Comencé a escribir Fuentes un día de desconcierto, un día en que tenía revueltas todas las cosas de mi alma, no creía en nada, no sabía nada de lo que debía saber ni era nada estar vivo y ser poeta.
Hay días así. Lo único que prevalece es la voluntad. No la voluntad dominada por la conciencia o la idea del deber sino una voluntad interna, transgresora: una voluntad que contradice al ser activo, laboral, productor de cosas. Tenía ganas de masticar palabras, de chupar vocablos de sabores opuestos. Tenía toda la intención de dejarme vapulear y contestar a carcajadas, doblándome de dolor y de risa ante los golpes bajos y de contestar con reflejos rápidos a toda esa metralla de la imaginación suelta. Tenía ganas de jugar y solté la tecla. Todo lo que venga es bueno, a todo le daré acomodo, como un proceso (del que carecemos tanto en mi país) de democracia. Imaginen que viene lo que a uno le gusta y le conviene, lo que acomoda a nuestras ideas y a nuestras preferencias, pero aparece también, con su desagradable cara, todo eso que a uno le repugna, le choca, le molesta, y a todo hay que darle cabida en el poema. Ese era el juego: no desechar sino intentar construir con tales materiales. Ningún libro es mejor ni peor ni por su proceso ni por sus intenciones, si así fuera, la literatura sería facilísima. No justifico: narro.

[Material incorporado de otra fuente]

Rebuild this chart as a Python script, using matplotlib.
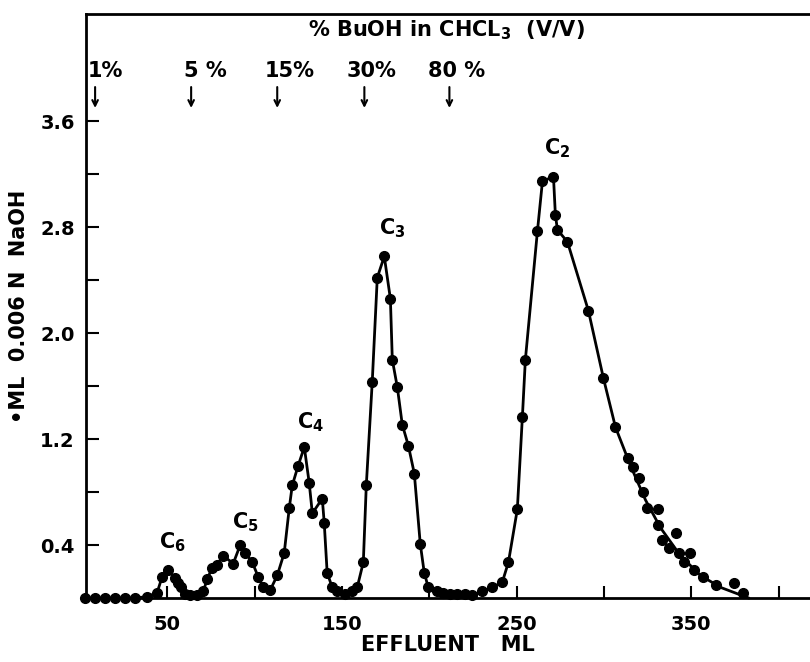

La mecánica del juego me fue venciendo, acabó por imponerme su ley: se me fue acabando el gas y me quedé quieto en mi esquina mientras las palabras hacían lo que les daba la gana. Tal vez ellas dirán lo mismo de mí, que se quedaron quietas mientras yo me solazaba. Quién sabe, hay poca gente que sabe oír la voz de las palabras.